Tintim e os policiais Dupont e Dupond |
As sequências de ação de Tintim são bem construídas e segue de modo pertinente a estrutura das histórias em quadrinhos de onde se originaram, onde o inverossímil é tratado de forma natural e é necessário manter a suspensão da descrença sempre no modo on. Não que isso seja um problema, afinal, é uma animação que toma a liberdade de utilizar a típica narrativa dos gibis de modo, justamente, livre, sem as amarras que filmes em live action poderiam, em alguns casos, exigir. No entanto, há momentos onde o fator verossímil é incluído de modo a manter o filme fiel à realidade, como quando os personagens brincam com a gravidade zero dentro de um avião em queda. No entanto, logo em seguida, um arroto alcoolizado (!?) no tanque de combustível faz a aeronave se manter no ar por mais alguns segundos.
Os diversos planos-sequência utilizado por Spielberg durante as cenas de ação conferem um vigor que, junto com a já citada trilha sonora de Williams, criam a atmosfera exata da transposição das histórias de Tintim para o cinema. Feito com intenções claras de homenagear Hergé (observe o próprio desenho que Tintim exibe na primeira cena do filme), o filme acaba, mesmo mantendo uma fidelidade sensível à sua fonte, criando uma identidade própria que faz jus à nova mídia que o personagem experimenta pela primeira vez.
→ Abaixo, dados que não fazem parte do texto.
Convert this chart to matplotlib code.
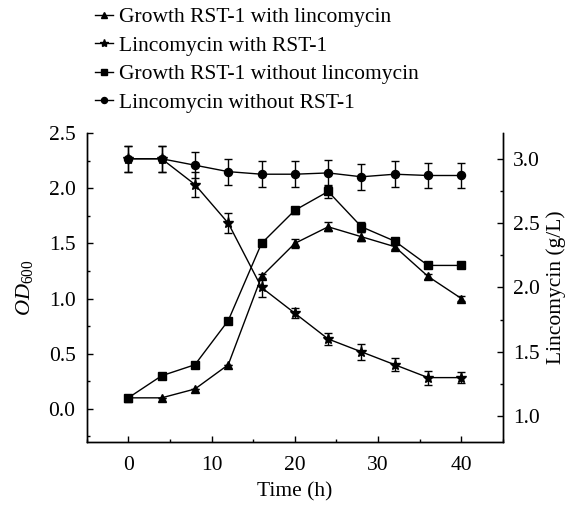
import matplotlib
matplotlib.use("Agg")
import matplotlib.pyplot as plt
from matplotlib.lines import Line2D
from matplotlib.ticker import MultipleLocator

plt.rcParams['font.family'] = ['Liberation Serif', 'DejaVu Serif']
plt.rcParams['mathtext.fontset'] = 'custom'
plt.rcParams['mathtext.rm'] = 'Liberation Serif'
plt.rcParams['mathtext.it'] = 'Liberation Serif:italic'

# time points (h)
time = [0, 4, 8, 12, 16, 20, 24, 28, 32, 36, 40]

# OD600, left axis
growth_with = [0.1, 0.1, 0.18, 0.4, 1.2, 1.5, 1.65, 1.56, 1.47, 1.2, 1.0]
growth_with_err = [0.0, 0.0, 0.0, 0.0, 0.02, 0.04, 0.04, 0.04, 0.02, 0.02, 0.02]
growth_without = [0.1, 0.3, 0.4, 0.8, 1.5, 1.8, 1.97, 1.65, 1.52, 1.3, 1.3]
growth_without_err = [0.0, 0.0, 0.0, 0.0, 0.0, 0.03, 0.055, 0.045, 0.03, 0.02, 0.02]

# lincomycin (g/L), right axis
linco_with = [3.0, 3.0, 2.8, 2.5, 2.0, 1.8, 1.6, 1.5, 1.4, 1.3, 1.3]
linco_with_err = [0.1, 0.1, 0.1, 0.08, 0.075, 0.04, 0.05, 0.06, 0.05, 0.055, 0.04]
linco_without = [3.0, 3.0, 2.95, 2.9, 2.88, 2.88, 2.89, 2.86, 2.88, 2.87, 2.87]
linco_without_err = [0.1, 0.1, 0.1, 0.1, 0.1, 0.1, 0.1, 0.1, 0.1, 0.1, 0.1]

labels = ['Growth RST-1 with lincomycin',
          'Lincomycin with RST-1',
          'Growth RST-1 without lincomycin',
          'Lincomycin without RST-1']
markers = ['^', '*', 's', 'o']
sizes = [6, 8, 5.2, 5.8]

fig = plt.figure(figsize=(5.76, 5.05), dpi=100)
ax = fig.add_axes([0.1505, 0.1248, 0.7228, 0.6118])
ax2 = ax.twinx()

kw = dict(color='black', lw=1.0, capsize=2.6, elinewidth=1.0, capthick=1.0)
ax.errorbar(time, growth_with, yerr=growth_with_err, marker=markers[0], ms=sizes[0], **kw)
ax.errorbar(time, growth_without, yerr=growth_without_err, marker=markers[2], ms=sizes[2], **kw)
ax2.errorbar(time, linco_with, yerr=linco_with_err, marker=markers[1], ms=sizes[1], **kw)
ax2.errorbar(time, linco_without, yerr=linco_without_err, marker=markers[3], ms=sizes[3], **kw)

ax.set_xlim(-5, 45)
ax.set_ylim(-0.3, 2.5)
ax2.set_ylim(0.8, 3.2)

ax.xaxis.set_major_locator(MultipleLocator(10))
ax.xaxis.set_minor_locator(MultipleLocator(5))
ax.yaxis.set_major_locator(MultipleLocator(0.5))
ax.yaxis.set_minor_locator(MultipleLocator(0.25))
ax2.yaxis.set_major_locator(MultipleLocator(0.5))
ax2.yaxis.set_minor_locator(MultipleLocator(0.25))
ax.yaxis.set_major_formatter(plt.FormatStrFormatter('%.1f'))
ax2.yaxis.set_major_formatter(plt.FormatStrFormatter('%.1f'))

fs = 15.5
for a in (ax, ax2):
    a.spines['top'].set_visible(False)
    for s in a.spines.values():
        s.set_linewidth(1.0)
ax.tick_params(axis='both', which='major', direction='in', length=4.5, width=1.0, labelsize=fs)
ax.tick_params(axis='both', which='minor', direction='in', length=2.5, width=1.0)
ax.tick_params(axis='x', pad=10)
ax.tick_params(axis='y', pad=8)
ax2.tick_params(axis='y', which='major', direction='in', length=4.5, width=1.0, labelsize=fs, pad=7)
ax2.tick_params(axis='y', which='minor', direction='in', length=2.5, width=1.0)

ax.set_xlabel('Time (h)', fontsize=fs, labelpad=5)
ax.set_ylabel(r'$\mathit{OD}_{600}$', fontsize=16, labelpad=10)
ax2.set_ylabel('Lincomycin (g/L)', fontsize=fs, labelpad=5)

handles = [Line2D([], [], color='black', lw=1.0, marker=m, ms=s * 0.75)
           for m, s in zip(markers, sizes)]
fig.legend(handles, labels, loc='upper left', bbox_to_anchor=(0.165, 0.986),
           frameon=False, fontsize=fs, handlelength=0.84, handletextpad=0.28,
           labelspacing=0.39, borderpad=0, borderaxespad=0)

fig.savefig('out.png', dpi=100)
Apesar de lançado como um filme infantil, o longa possui elementos que o descaracterizam desse tipo de apelo, como o fato do herói portar uma arma e, em algumas cenas, personagens serem alvejados por metralhadoras (como uma especifica no começo, passada no hall de entrada do apartamento de Tintim). Não que isso seja um problema, ressalto. Reflete bem a postura de Spielberg em se manter fiel ao original de Hergé. Convém lembrar que foi o próprio diretor americano que relançou seu clássico E.T., há dez anos, substituindo escopetas por walk-talks com a desculpa de não chocar as crianças, numa vergonhosa demonstração do comportamento conservador que chega com a idade. Ainda bem que não foi o caso agora.